What is expected - The lines to extract run from the first line of the entries through the line that contains "const seriesNames = ['Noisy"; reproduce exactly those lines and no others.

Figure scripts
>> start
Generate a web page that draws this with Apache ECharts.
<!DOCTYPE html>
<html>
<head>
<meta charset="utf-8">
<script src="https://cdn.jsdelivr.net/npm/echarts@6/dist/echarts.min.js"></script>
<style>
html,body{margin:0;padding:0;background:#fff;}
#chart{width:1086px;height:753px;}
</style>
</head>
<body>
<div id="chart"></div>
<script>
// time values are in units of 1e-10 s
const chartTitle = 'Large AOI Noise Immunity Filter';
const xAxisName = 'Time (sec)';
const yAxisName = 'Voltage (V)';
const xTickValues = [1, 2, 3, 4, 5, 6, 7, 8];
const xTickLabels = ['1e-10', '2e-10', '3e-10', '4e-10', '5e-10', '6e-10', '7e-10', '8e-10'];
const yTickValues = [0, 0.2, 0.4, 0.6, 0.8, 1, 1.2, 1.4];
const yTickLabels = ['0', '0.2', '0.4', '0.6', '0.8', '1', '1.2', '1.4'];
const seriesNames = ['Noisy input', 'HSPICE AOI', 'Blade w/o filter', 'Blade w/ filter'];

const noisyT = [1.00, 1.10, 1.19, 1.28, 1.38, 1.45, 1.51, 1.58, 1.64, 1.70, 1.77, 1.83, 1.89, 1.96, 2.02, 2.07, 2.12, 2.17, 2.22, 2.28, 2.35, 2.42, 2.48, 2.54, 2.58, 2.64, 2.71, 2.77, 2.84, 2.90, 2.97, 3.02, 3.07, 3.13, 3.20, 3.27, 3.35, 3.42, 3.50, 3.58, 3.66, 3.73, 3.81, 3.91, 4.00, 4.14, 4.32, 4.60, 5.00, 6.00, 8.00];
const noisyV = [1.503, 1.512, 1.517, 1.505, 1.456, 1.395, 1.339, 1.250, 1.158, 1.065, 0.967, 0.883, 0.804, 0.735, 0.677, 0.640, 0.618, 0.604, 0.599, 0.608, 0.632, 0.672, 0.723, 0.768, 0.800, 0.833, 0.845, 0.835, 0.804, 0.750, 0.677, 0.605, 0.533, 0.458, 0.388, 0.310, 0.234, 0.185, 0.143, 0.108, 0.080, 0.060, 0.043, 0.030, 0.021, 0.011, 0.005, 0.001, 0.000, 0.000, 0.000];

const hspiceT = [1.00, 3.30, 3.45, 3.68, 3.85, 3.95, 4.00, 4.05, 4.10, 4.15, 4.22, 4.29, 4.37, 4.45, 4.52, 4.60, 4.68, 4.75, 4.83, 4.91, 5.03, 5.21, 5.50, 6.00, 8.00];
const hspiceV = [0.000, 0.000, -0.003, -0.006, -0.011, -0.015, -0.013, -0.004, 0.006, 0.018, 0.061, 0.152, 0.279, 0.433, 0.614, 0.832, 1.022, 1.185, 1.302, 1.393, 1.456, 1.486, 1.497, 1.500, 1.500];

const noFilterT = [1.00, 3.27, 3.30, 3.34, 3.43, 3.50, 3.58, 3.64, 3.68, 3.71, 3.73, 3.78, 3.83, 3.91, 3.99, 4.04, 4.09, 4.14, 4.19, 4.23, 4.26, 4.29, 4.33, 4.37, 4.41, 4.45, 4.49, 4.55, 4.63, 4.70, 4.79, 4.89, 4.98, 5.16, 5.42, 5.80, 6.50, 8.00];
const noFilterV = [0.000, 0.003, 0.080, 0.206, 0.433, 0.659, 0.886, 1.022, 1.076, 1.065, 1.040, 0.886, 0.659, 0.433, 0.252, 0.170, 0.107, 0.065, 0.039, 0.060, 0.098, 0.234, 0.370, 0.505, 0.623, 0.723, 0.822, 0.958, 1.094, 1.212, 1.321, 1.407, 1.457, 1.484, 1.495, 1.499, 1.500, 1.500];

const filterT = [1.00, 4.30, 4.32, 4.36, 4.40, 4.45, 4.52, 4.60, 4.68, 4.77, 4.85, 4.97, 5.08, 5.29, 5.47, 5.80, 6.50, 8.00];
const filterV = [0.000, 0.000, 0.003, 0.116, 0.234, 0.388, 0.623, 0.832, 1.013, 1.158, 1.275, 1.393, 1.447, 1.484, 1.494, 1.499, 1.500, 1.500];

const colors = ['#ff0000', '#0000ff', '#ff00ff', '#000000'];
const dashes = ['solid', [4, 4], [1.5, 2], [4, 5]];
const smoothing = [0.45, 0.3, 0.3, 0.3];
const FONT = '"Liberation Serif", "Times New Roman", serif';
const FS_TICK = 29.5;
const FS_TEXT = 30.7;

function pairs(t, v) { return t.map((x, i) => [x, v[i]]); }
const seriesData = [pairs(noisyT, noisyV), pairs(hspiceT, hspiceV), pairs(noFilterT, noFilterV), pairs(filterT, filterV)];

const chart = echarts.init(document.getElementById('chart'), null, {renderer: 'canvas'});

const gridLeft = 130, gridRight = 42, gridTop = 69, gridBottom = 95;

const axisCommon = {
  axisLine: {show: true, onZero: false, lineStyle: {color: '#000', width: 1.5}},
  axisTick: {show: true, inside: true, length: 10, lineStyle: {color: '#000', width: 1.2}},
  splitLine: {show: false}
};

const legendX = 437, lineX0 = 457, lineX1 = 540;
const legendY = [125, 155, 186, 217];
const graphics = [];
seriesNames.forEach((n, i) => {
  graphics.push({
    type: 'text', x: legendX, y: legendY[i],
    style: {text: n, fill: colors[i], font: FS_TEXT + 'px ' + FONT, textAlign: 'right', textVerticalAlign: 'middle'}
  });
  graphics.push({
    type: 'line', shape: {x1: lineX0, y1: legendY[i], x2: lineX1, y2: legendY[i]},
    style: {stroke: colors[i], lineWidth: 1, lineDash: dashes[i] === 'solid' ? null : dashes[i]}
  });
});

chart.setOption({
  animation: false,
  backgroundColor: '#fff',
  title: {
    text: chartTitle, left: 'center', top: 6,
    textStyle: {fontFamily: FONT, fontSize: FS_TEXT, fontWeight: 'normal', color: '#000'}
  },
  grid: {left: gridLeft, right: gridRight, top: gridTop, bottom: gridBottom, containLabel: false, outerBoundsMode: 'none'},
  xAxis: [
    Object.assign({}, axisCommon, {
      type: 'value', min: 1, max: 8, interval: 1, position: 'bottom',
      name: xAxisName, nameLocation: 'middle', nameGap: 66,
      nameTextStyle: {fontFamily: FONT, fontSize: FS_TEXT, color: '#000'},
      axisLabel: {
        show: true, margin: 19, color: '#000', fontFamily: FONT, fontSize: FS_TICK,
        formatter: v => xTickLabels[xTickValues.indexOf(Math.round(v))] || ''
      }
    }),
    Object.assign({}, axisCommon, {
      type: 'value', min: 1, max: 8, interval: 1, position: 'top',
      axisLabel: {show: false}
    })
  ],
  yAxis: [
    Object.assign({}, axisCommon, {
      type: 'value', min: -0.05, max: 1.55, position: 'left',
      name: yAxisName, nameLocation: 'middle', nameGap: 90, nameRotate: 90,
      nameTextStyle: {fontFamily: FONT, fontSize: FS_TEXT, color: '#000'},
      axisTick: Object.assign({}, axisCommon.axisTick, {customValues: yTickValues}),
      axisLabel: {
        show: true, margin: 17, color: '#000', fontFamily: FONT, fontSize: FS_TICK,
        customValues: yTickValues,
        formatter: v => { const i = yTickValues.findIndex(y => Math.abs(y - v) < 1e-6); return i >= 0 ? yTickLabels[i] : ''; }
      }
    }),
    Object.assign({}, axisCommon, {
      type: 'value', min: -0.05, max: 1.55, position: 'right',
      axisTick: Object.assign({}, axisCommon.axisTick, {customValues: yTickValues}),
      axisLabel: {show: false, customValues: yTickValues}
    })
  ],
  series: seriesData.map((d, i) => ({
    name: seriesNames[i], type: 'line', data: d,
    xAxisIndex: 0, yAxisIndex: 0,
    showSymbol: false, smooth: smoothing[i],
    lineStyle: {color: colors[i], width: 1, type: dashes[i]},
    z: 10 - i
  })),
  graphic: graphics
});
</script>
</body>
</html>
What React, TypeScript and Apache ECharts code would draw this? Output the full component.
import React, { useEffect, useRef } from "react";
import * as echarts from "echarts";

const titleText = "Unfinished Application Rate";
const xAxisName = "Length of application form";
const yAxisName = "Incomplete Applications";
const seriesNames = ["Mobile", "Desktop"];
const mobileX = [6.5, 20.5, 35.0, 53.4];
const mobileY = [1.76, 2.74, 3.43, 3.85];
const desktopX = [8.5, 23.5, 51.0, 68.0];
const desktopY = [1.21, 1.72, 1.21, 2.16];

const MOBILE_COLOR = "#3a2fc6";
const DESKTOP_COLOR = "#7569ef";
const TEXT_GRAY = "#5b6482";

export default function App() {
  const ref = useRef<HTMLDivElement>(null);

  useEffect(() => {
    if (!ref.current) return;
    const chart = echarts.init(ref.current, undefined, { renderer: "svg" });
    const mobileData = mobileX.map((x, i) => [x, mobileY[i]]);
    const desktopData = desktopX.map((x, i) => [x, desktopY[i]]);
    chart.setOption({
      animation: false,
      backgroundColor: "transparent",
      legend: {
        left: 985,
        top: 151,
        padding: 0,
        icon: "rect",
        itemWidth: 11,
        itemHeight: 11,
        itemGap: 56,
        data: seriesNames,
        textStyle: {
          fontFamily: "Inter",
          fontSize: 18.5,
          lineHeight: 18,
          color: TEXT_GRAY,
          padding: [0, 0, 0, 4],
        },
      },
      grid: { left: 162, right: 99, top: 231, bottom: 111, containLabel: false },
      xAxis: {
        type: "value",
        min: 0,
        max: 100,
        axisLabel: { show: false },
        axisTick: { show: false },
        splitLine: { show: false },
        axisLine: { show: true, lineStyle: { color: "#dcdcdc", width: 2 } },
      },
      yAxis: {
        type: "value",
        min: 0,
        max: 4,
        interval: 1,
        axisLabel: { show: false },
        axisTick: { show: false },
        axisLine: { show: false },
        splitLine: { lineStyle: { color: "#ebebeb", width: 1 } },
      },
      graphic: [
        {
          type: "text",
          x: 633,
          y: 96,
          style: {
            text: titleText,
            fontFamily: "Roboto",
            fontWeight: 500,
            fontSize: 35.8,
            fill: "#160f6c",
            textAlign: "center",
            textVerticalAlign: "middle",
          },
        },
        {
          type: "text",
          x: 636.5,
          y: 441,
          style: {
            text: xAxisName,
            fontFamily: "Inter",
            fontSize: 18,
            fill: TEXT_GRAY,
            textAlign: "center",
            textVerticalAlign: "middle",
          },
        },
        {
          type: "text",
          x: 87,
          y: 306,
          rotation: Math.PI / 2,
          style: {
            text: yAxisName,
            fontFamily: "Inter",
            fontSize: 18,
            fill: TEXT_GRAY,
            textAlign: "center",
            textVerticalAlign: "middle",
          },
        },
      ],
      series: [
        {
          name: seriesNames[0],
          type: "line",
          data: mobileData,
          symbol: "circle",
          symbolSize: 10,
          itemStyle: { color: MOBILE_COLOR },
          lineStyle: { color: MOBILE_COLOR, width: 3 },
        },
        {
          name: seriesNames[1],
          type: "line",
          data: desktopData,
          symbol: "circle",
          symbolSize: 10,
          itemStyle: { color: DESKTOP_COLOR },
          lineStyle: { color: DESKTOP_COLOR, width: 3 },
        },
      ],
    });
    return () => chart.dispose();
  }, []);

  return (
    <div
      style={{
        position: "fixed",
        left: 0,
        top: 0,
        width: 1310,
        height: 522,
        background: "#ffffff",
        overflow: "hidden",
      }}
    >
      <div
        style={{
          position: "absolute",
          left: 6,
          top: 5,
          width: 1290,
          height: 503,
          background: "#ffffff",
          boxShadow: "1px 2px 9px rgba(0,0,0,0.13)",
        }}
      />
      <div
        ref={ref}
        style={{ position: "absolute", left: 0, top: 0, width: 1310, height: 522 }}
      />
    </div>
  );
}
>> end
Written solution -
Generate a web page that draws this with Apache ECharts.
<!DOCTYPE html>
<html>
<head>
<meta charset="utf-8">
<script src="https://cdn.jsdelivr.net/npm/echarts@6/dist/echarts.min.js"></script>
<style>
html,body{margin:0;padding:0;background:#fff;}
#chart{width:1086px;height:753px;}
</style>
</head>
<body>
<div id="chart"></div>
<script>
// time values are in units of 1e-10 s
const chartTitle = 'Large AOI Noise Immunity Filter';
const xAxisName = 'Time (sec)';
const yAxisName = 'Voltage (V)';
const xTickValues = [1, 2, 3, 4, 5, 6, 7, 8];
const xTickLabels = ['1e-10', '2e-10', '3e-10', '4e-10', '5e-10', '6e-10', '7e-10', '8e-10'];
const yTickValues = [0, 0.2, 0.4, 0.6, 0.8, 1, 1.2, 1.4];
const yTickLabels = ['0', '0.2', '0.4', '0.6', '0.8', '1', '1.2', '1.4'];
const seriesNames = ['Noisy input', 'HSPICE AOI', 'Blade w/o filter', 'Blade w/ filter'];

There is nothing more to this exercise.